> [TASK OBJECTIVE]: Determine how many lines in the data below contain "image" and write only that number.

> [STORED RECORDS]:
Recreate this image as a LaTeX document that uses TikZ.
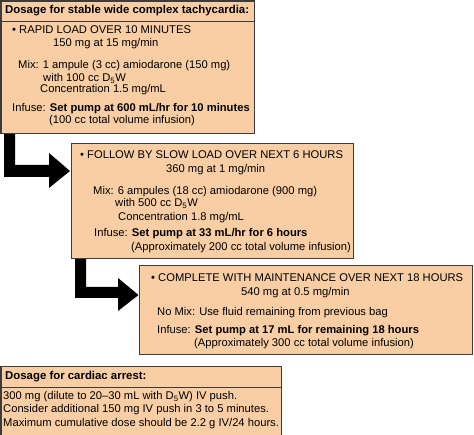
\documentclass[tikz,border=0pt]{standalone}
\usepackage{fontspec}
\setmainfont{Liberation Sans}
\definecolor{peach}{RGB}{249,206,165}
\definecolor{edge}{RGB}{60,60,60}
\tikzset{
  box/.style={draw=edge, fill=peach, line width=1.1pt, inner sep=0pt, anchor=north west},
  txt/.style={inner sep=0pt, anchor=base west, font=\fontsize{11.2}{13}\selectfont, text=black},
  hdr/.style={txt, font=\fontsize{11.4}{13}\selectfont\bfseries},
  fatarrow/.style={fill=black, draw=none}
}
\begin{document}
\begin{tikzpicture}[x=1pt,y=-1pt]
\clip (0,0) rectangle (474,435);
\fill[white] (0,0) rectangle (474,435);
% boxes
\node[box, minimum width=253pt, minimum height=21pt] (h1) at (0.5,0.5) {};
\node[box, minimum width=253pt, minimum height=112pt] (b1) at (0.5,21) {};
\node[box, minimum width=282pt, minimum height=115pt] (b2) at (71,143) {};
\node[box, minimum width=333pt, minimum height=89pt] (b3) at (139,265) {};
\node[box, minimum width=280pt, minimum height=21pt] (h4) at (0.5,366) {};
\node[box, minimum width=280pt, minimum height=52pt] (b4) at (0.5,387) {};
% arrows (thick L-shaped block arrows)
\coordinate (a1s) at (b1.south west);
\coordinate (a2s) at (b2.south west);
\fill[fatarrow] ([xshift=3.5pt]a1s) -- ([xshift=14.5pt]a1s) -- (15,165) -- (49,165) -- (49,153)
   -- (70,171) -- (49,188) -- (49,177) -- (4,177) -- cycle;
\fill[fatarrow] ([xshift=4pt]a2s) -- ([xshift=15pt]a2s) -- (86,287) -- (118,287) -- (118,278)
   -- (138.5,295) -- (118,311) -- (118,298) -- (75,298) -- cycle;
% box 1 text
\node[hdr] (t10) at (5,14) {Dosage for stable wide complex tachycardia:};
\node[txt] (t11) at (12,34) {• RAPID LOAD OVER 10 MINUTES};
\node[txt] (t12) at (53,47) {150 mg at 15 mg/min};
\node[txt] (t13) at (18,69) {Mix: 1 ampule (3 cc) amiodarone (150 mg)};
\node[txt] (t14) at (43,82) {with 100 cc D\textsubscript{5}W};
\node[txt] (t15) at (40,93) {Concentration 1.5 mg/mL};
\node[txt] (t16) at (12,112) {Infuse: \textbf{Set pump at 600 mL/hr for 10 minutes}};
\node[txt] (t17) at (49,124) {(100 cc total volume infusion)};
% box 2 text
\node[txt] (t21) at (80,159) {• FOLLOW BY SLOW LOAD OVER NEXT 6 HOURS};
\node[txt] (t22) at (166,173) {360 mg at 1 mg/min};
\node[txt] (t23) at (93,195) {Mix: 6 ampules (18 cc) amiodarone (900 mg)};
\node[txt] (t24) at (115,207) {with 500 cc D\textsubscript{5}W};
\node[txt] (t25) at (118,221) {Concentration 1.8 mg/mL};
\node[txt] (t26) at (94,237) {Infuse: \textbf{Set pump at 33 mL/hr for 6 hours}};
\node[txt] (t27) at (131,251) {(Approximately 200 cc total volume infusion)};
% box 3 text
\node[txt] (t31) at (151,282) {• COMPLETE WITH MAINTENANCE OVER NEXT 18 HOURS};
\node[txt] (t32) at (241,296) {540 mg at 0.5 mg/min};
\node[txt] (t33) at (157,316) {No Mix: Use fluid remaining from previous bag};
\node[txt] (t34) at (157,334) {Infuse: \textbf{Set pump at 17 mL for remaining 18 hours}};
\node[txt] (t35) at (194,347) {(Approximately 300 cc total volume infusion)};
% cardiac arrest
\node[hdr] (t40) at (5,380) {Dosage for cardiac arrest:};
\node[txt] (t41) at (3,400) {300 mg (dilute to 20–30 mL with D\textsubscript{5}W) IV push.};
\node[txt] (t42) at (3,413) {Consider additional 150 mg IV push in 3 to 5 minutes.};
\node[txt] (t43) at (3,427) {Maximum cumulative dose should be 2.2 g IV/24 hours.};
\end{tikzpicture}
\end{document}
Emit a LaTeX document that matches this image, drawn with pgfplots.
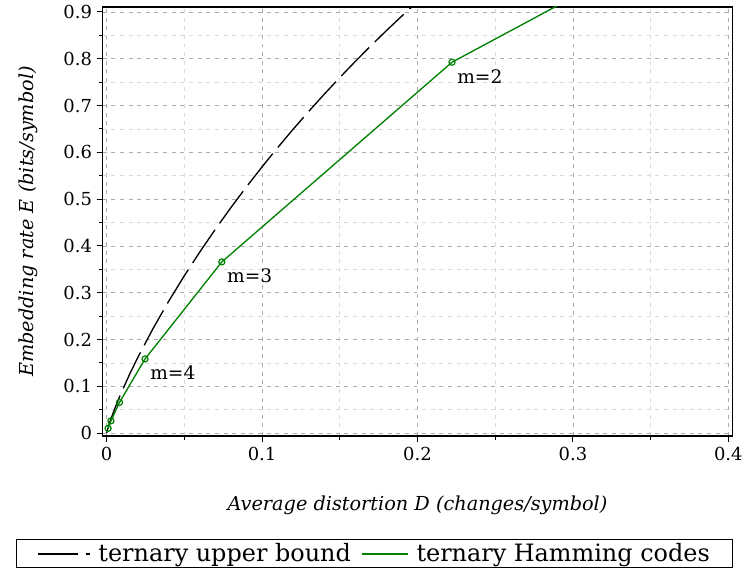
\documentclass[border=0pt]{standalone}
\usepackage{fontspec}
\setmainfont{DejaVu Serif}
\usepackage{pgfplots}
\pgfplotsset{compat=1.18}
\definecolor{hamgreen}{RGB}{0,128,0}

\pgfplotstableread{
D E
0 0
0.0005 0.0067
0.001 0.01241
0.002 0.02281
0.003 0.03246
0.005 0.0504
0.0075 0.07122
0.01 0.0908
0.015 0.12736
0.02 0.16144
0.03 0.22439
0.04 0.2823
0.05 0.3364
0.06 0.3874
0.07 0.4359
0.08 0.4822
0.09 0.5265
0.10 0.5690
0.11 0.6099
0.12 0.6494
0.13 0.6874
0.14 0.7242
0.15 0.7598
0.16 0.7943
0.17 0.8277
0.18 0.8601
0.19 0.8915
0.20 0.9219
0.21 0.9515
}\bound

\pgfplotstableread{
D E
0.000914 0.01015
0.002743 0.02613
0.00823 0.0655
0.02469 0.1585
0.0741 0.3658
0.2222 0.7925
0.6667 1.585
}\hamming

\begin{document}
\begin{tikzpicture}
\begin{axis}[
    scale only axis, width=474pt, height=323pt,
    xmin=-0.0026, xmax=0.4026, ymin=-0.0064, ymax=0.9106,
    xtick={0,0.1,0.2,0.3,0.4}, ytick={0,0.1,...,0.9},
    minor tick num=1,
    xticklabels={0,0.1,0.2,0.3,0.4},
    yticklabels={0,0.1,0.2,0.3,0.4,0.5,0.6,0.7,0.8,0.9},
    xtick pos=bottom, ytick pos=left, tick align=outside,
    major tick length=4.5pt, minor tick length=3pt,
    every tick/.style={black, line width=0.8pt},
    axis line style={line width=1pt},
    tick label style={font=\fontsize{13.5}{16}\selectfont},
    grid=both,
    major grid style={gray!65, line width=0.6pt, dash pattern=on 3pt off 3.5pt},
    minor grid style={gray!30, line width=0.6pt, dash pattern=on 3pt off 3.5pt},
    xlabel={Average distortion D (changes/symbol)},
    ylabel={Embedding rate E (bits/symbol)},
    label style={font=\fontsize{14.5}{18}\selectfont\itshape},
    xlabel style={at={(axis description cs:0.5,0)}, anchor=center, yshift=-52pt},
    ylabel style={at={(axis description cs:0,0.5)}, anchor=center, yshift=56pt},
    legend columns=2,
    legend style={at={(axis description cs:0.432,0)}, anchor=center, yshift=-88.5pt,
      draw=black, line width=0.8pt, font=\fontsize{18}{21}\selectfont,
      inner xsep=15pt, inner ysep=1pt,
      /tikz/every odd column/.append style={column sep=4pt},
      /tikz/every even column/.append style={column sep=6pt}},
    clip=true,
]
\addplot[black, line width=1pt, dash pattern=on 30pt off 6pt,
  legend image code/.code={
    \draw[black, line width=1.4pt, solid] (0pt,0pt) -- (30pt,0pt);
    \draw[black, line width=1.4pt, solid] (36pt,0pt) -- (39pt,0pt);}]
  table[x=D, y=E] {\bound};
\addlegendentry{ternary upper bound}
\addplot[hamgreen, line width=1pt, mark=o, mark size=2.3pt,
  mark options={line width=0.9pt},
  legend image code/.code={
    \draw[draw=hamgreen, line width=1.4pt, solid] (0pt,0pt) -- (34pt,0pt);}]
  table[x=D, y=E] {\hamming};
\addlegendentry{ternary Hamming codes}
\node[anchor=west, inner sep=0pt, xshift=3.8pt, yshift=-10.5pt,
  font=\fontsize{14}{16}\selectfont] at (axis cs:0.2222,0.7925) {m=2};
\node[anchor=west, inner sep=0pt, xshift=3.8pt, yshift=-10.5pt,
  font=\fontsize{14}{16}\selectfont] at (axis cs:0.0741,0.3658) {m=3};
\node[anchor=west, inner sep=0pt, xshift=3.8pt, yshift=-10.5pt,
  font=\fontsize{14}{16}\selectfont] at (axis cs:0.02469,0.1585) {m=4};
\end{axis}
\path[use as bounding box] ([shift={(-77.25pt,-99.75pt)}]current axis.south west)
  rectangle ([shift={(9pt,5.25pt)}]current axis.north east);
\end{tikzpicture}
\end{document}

> [TASK OUTPUT]: 4